++++ INFORMATION GIVEN ++++
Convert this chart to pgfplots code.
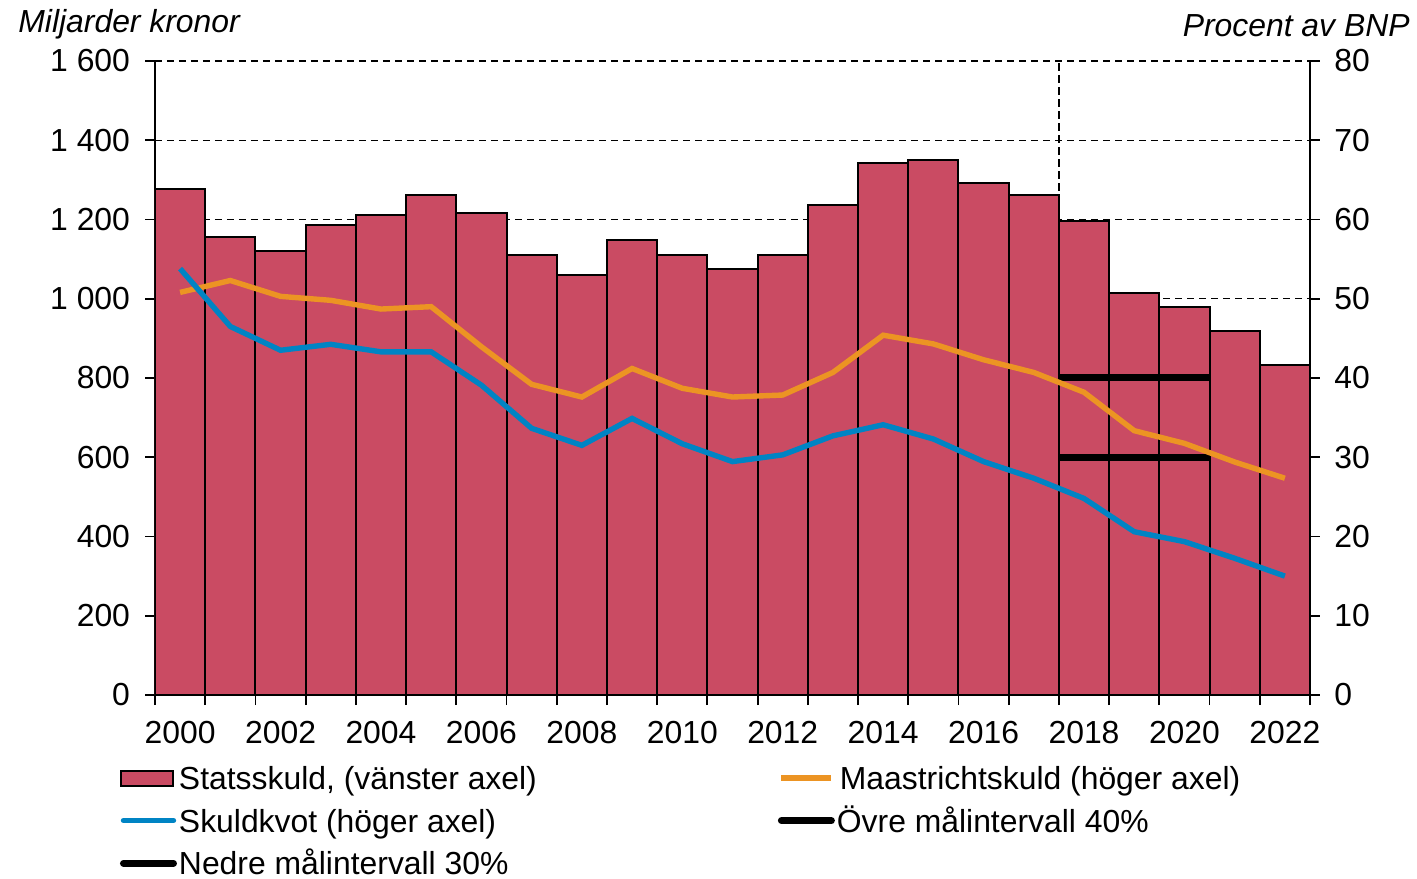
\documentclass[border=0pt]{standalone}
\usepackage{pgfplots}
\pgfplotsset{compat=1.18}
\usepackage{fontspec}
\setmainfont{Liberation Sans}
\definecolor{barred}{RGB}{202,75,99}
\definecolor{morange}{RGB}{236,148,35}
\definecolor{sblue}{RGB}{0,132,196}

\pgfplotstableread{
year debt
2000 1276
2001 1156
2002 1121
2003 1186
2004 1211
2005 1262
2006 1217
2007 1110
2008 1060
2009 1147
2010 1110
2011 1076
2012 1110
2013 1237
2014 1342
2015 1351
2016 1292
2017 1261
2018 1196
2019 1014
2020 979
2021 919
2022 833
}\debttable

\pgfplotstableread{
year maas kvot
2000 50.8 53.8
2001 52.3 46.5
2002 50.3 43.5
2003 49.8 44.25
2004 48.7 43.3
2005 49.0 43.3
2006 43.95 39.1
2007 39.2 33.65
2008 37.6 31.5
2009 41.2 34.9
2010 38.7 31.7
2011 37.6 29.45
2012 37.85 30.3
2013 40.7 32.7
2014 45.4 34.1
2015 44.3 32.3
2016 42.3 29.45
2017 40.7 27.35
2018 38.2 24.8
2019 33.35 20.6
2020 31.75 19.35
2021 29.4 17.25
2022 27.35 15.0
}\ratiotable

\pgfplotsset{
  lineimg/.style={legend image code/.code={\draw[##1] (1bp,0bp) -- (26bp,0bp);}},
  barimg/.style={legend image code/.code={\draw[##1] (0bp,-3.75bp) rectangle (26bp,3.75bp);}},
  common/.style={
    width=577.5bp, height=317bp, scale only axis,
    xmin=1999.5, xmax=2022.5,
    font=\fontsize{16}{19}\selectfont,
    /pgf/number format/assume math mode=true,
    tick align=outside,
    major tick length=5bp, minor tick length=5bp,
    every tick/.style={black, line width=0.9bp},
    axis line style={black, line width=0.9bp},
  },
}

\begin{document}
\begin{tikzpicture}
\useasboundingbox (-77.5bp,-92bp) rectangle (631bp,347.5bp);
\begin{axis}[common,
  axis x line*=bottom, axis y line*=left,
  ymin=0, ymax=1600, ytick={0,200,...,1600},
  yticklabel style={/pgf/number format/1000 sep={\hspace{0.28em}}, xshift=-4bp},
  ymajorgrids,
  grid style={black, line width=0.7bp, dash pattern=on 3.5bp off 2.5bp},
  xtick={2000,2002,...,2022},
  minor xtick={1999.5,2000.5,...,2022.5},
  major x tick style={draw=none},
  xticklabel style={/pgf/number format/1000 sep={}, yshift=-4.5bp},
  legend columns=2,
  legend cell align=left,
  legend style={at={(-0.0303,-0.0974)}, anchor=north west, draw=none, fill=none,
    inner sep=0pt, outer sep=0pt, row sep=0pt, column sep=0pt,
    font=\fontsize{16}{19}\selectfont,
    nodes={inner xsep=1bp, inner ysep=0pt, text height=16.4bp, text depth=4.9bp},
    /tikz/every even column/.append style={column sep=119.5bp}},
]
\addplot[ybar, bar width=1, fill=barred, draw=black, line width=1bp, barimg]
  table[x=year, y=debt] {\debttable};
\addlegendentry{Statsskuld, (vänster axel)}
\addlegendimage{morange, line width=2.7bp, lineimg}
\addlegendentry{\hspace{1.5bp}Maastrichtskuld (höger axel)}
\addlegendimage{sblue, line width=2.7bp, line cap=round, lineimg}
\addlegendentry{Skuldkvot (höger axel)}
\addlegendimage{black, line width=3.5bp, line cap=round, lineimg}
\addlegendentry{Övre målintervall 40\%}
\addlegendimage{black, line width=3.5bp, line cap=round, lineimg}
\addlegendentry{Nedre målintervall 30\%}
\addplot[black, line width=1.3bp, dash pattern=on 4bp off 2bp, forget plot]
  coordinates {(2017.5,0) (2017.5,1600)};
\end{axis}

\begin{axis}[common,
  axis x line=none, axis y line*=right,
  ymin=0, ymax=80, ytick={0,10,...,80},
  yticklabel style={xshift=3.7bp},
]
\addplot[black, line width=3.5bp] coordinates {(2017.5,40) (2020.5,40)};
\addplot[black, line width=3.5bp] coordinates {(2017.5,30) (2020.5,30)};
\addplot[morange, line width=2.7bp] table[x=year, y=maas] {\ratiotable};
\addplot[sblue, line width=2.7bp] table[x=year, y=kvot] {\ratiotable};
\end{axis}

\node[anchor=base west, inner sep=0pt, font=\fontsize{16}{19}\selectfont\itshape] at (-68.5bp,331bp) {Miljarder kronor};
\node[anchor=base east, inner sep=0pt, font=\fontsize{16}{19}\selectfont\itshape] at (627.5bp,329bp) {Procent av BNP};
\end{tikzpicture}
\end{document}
++++
++++ INFORMATION GIVEN ++++
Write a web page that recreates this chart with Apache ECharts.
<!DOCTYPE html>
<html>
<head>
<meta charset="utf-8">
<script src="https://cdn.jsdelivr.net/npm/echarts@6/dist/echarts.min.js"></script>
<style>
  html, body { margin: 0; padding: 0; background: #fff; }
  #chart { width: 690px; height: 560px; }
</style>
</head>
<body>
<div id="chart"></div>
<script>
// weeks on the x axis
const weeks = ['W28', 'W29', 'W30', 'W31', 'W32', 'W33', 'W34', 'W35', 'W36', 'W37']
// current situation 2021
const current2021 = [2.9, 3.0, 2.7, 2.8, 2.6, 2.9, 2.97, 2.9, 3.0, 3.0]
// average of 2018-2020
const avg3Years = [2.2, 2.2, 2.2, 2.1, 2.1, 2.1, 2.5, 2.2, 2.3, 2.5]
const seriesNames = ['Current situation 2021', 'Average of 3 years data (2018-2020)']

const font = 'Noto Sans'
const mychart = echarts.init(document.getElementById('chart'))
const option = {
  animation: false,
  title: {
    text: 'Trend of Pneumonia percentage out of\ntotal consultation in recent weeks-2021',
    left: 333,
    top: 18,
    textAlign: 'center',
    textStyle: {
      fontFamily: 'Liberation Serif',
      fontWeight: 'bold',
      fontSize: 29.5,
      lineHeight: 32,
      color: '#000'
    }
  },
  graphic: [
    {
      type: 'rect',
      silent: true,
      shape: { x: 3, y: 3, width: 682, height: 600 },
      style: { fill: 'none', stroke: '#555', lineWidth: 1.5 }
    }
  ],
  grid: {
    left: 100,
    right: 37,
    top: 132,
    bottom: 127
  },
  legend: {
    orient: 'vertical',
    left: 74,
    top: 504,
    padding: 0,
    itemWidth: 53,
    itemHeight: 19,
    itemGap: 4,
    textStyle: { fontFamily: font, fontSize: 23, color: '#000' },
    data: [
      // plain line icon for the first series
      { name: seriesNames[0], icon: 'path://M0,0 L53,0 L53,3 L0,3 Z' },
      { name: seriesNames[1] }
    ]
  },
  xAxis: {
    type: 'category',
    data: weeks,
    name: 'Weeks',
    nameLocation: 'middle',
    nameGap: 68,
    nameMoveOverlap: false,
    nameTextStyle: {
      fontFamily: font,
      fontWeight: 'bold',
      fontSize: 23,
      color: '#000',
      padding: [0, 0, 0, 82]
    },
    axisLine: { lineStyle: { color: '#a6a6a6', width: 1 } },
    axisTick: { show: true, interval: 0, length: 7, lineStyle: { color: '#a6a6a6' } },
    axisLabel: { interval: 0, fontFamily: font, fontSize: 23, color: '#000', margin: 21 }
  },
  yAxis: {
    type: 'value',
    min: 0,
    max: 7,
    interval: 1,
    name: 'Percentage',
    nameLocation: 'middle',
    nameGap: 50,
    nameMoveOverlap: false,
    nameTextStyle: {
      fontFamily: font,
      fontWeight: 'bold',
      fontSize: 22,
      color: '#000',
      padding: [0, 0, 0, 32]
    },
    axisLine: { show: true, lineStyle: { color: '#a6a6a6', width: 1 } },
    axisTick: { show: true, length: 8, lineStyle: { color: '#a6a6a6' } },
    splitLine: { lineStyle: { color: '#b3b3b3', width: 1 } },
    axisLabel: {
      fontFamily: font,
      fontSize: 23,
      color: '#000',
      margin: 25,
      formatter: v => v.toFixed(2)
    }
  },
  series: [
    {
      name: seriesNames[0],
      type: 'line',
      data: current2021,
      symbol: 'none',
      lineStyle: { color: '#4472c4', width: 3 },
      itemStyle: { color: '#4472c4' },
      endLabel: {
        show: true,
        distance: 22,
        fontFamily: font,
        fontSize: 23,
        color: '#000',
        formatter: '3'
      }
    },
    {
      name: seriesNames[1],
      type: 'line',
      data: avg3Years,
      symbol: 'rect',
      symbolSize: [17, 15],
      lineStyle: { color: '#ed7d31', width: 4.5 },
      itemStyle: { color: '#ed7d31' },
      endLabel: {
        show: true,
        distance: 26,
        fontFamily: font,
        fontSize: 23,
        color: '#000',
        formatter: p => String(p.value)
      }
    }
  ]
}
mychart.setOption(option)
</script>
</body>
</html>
++++
++++ INFORMATION GIVEN ++++
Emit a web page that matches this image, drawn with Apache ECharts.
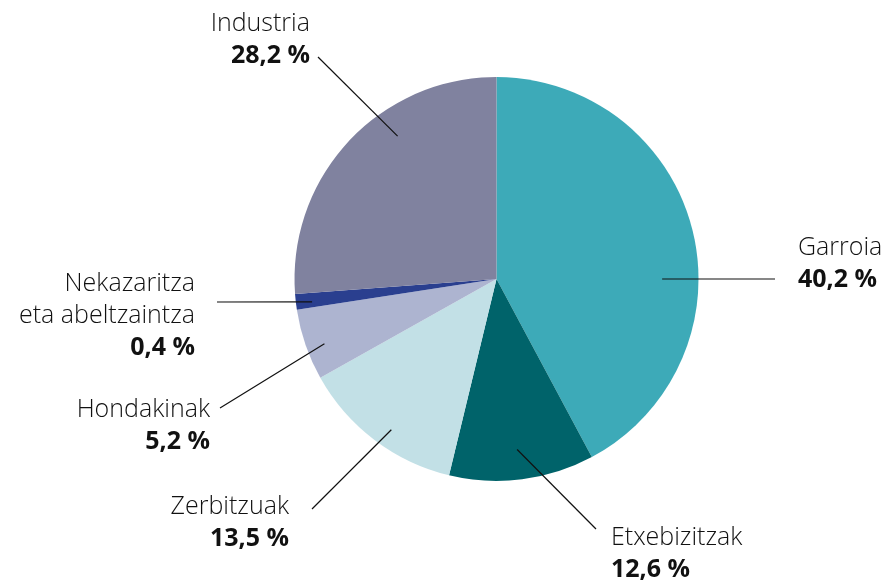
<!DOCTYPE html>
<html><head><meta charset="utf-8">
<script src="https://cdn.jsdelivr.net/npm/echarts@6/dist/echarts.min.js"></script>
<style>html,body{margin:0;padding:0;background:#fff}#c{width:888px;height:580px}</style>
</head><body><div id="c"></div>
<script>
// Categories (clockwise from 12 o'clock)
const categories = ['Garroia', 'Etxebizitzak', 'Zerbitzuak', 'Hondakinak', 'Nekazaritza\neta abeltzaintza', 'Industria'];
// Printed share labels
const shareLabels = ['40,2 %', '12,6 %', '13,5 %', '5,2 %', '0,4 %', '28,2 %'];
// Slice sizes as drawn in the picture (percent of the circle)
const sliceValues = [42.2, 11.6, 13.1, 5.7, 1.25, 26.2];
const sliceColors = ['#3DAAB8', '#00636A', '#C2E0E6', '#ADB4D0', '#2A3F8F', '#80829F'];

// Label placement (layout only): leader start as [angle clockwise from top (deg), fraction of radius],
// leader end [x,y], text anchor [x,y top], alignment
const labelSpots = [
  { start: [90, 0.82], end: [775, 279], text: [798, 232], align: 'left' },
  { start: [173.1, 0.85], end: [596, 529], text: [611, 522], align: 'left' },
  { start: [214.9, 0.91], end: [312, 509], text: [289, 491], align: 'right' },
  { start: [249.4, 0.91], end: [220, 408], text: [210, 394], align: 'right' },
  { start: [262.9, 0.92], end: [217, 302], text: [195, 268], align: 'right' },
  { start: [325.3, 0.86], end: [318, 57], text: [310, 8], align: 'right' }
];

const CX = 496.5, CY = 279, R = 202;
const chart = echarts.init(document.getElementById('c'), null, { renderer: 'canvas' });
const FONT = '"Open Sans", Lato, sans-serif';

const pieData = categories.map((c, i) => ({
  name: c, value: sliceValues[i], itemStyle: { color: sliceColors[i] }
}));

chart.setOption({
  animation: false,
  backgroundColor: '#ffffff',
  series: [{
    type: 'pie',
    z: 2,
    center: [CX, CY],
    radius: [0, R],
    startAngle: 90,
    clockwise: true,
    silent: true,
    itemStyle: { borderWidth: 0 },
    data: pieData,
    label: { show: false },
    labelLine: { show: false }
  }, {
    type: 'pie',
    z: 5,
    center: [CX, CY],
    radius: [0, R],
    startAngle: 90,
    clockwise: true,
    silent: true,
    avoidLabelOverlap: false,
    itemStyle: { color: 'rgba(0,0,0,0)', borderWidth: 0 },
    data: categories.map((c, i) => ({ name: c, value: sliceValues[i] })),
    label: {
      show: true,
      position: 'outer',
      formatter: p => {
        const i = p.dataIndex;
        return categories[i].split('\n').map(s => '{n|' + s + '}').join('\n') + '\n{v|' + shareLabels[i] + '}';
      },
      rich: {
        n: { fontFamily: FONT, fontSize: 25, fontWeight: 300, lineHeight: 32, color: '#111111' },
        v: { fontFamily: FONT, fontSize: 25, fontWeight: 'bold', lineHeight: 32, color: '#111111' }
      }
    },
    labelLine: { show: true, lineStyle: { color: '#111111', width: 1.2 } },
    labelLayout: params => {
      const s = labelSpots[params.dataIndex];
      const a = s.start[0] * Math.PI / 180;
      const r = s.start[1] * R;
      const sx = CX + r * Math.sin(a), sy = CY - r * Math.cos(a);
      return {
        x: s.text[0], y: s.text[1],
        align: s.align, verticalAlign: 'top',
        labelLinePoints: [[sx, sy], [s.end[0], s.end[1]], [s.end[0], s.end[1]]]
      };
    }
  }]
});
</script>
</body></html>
++++
#### REQUIREMENT:
What is the number of lines in the records above that include the word "page"? Reply with that number and nothing more.

#### PROBLEM SOLUTION:
2